Here’s another quick finding in the tealeaves of educational technology prediction. Providing you can get through the argot of the deals, mergers, acquisitions, takeovers, and patent showdowns, sometimes you find yourself face to face with the poetry of the safe harbor statement. It’s hard not to read it over and over to check that it still says what you think, and that it says it so beautifully.

The safe harbor statement is a get-out clause currently derived from the Private Securities Litigation Reform Act of 1995, although it also seems to have been in the Securities Act of 1933 where it’s expressed with even more affection for good language, as you might expect.

In these strange days for higher education, the safe harbor statement protects us all from the exuberance of edtech futurology by pointing out that more or less nothing about the future is known, and no one can be held accountable if things don’t turn out the way the LMS suitors (or anyone else in a suit) said it might.
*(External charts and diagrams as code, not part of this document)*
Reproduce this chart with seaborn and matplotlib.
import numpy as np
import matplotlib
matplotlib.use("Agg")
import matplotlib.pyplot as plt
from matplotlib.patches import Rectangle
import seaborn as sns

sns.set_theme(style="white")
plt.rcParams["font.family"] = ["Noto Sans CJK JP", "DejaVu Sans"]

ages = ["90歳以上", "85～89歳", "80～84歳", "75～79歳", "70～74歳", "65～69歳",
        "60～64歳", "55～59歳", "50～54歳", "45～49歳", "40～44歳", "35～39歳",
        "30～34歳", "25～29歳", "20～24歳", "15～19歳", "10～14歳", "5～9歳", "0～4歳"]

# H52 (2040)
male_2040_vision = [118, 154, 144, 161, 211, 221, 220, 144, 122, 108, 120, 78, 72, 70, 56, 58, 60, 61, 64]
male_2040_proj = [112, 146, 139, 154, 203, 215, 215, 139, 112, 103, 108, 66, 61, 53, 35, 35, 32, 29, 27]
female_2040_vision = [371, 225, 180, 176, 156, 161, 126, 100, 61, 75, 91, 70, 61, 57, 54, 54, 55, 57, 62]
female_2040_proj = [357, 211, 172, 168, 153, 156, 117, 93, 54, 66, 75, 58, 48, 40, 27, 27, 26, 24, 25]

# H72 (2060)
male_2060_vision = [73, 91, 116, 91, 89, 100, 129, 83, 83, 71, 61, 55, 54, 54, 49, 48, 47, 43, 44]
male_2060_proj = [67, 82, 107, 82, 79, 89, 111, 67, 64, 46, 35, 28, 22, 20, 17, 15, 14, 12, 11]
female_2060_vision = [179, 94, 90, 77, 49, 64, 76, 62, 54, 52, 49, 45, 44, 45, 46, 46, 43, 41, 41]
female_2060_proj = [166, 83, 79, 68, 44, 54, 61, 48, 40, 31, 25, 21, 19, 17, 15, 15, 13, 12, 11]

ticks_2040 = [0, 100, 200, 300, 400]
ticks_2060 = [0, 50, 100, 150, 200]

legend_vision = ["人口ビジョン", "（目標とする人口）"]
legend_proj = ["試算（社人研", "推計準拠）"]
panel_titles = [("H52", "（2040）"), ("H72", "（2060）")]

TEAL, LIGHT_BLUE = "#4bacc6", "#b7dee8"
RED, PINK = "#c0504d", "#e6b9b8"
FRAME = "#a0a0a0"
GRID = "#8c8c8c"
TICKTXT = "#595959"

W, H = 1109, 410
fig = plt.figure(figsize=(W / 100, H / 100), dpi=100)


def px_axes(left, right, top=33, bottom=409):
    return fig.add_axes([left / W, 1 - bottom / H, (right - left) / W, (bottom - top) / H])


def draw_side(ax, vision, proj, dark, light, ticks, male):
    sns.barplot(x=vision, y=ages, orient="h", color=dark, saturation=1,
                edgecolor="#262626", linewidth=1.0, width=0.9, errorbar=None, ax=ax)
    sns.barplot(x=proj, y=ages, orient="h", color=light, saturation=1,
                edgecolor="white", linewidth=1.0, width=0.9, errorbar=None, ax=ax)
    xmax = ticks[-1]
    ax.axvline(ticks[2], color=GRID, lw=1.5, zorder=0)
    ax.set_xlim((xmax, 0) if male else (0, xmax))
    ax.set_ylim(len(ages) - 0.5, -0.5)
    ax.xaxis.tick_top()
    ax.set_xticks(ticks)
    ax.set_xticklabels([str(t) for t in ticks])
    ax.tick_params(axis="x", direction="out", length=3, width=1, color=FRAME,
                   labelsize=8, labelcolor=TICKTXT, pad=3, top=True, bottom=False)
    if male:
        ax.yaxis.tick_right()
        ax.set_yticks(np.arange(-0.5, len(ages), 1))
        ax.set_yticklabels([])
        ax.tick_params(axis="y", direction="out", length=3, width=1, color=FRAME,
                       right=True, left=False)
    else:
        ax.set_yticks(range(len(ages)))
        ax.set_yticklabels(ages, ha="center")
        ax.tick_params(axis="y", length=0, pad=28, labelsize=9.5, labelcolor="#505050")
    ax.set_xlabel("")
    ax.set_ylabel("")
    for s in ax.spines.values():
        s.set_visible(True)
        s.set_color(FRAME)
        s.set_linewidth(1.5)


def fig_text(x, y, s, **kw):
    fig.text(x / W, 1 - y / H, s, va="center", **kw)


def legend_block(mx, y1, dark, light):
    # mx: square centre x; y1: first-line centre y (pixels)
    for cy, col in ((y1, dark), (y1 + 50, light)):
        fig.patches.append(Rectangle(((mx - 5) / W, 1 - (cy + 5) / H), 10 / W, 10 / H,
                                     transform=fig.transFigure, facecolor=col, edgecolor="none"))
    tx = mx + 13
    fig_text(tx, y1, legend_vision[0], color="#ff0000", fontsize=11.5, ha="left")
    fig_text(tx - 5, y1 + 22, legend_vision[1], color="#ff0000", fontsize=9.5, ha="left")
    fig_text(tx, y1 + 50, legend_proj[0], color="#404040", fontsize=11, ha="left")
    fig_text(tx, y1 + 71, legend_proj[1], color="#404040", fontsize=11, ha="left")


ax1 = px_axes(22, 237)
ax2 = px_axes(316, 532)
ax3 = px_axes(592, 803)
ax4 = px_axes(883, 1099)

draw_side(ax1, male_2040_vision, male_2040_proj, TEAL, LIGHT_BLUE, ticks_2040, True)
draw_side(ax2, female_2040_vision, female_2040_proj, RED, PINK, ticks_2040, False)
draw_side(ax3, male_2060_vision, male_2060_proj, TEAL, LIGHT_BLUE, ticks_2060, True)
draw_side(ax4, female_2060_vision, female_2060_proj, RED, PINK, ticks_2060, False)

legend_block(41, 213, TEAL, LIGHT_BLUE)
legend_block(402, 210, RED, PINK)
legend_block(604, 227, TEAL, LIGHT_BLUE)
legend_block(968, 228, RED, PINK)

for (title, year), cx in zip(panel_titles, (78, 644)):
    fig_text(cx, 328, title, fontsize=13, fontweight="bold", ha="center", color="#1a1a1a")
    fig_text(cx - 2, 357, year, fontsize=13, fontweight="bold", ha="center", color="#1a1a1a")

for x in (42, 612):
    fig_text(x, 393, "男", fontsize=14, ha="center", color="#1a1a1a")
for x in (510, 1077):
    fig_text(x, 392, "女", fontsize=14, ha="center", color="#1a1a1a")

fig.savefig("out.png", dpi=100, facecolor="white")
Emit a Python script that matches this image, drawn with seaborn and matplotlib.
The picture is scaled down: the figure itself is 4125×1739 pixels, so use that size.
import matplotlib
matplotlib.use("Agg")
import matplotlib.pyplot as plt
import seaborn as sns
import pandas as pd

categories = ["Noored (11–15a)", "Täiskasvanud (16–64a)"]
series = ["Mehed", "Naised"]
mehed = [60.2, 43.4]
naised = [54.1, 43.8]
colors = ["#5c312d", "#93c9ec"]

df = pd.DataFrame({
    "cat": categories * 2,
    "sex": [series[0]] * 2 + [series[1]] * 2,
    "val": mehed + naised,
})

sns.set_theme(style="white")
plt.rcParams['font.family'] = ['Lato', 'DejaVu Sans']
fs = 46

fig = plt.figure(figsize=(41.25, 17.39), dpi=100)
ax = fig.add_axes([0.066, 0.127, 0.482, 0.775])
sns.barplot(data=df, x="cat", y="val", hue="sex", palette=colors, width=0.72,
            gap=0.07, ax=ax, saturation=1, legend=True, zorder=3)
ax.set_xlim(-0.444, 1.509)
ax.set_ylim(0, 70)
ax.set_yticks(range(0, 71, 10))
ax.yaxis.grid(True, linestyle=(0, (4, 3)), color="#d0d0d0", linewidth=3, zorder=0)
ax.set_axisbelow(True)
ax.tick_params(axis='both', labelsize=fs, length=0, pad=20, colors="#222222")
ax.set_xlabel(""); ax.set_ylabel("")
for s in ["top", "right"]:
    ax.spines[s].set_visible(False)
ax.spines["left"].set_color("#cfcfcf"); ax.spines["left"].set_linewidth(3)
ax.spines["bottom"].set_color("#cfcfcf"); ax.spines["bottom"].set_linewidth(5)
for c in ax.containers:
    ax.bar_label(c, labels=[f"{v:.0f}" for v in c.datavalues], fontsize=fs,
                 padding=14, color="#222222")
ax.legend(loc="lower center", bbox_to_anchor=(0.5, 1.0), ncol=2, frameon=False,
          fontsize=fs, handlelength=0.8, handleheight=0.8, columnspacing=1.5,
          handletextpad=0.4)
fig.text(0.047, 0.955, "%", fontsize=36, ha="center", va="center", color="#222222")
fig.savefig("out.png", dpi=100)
It’s a metaphor from the world of risky seafaring and ambitious, perhaps even mercenary, navigation towards the uncharted future.

At the moment, it’s attached specifically and prosaically to the need to limit the value of what’s called “forward-looking statements” in being able to predict anything at all about how things will unfold from here on in; typically it shows up as a footnote to the announcement of a deal with a truly breathtaking price tag.

Today I’ve been looking at one attached to the news that Hellman & Friedman LLC have bought SunGard Higher Education for $1.775 billion, in order to merge this with something else they own, Datatel Inc.  In case you’re wondering, SunGard HE “collaborates with the higher education community and provides software and services to help institutions find better ways to teach, learn, manage and connect” and Datatel “is a provider of innovative technology products, services, and insight to higher education.” This is carefully unclear about what they actually do for us, which is more plainly explained here.

But if you only read the press release, you might think that the result of their union will be more innovative and better ways to teach, learn, manage and connect, plus insight to higher education. Or the other way around.

Just don’t get too excited, because none of this may turn out to be the case:

Statements in this release other than historical facts constitute forward-looking statements. You can identify forward-looking statements because they contain words such as “believes,” “expects,” “may,” “will,” “would,” “should,” “seeks,” “approximately,” “intends,” “plans,” “estimates,” or “anticipates” or similar expressions which concern our strategy, plans or intentions.  … We assume no obligation to update any written or oral forward-looking statement made by us or on our behalf as a result of new information, future events or other factors except as otherwise required by applicable law.

This primer in how to identify the language of optimistic promises doesn’t give much else away, except that forward-looking statements are the opposite of historical facts.  So they clearly aren’t written with the same pen as going-forward statements, of which we’ve been hearing so much lately.

But what should we make of the fact that they seem to start to fade as you look at them, like the Cheshire Cat? Shouldn’t we be just a tiny bit worried that the press release that tells us something shatteringly good just happened involving Blackboard and the QM program, for instance, also mutters that of course “Actual results may differ materially from those indicated by such forward-looking statements as a result of various important factors, including the factors discussed in the “Risk Factors” section of our Form 10-K.  … These forward-looking statements should not be relied upon as representing the Company’s views as of any date subsequent to” etc etc?

Of course, we know why the small print exists, and at $1.775 billion of business activity, fair enough too.  Universities use it all the time in their audit reporting.  But bringing it out from the contractual backstage to the realm of the publicity campaign, where it can tip a bucket of cold seawater on itself, is a bit like l’Oreal having to admit that using their makeup won’t make anyone look like Julia Roberts, even Julia Roberts. We’re not fools. But why do the promotional airbrushing in the first place, if you’re only going to have to explain to your customers later that this miracle may not occur in their very own bathroom?

So we do understand that neither forward-looking nor going-forward statements can tell us exactly what educational technology will do to the future university—we’re just going to have to wait and see.  This is exactly why we’re the ones quietly asking why it wouldn’t make sense for everyone just to stay off the Kool Aid and moderate the predictions a bit.

A few more candid statements—”We’re not sure exactly how this will work out because we’re a really big business in the middle of dramatically upsizing and you’re a very small customer in a remote educational outpost well beyond our major market, so while the following features might be on our roadmap we might have to let some of them go, and in the end, we’re not educational specialists, we’re here to sell you stuff”—wouldn’t stop us buying the product, but it would make us feel much less patronised and annoyed while doing so.

But as this isn’t likely to happen, on my reading of the tealeaves at least, then perhaps those of us who actually work in universities, rather than just sell things to them, should also start using the safe harbor statement as often as possible.  Competitive research grant applications, writing deadlines, statements of learning outcomes, strategic plans of any stripe, and all of the promises we make about the deadset value of a university degree in today’s competitive employment market: all should come with the rider that at the time of writing, we simply believe things have the potential to work out in this way.

But really, who knows what the future holds?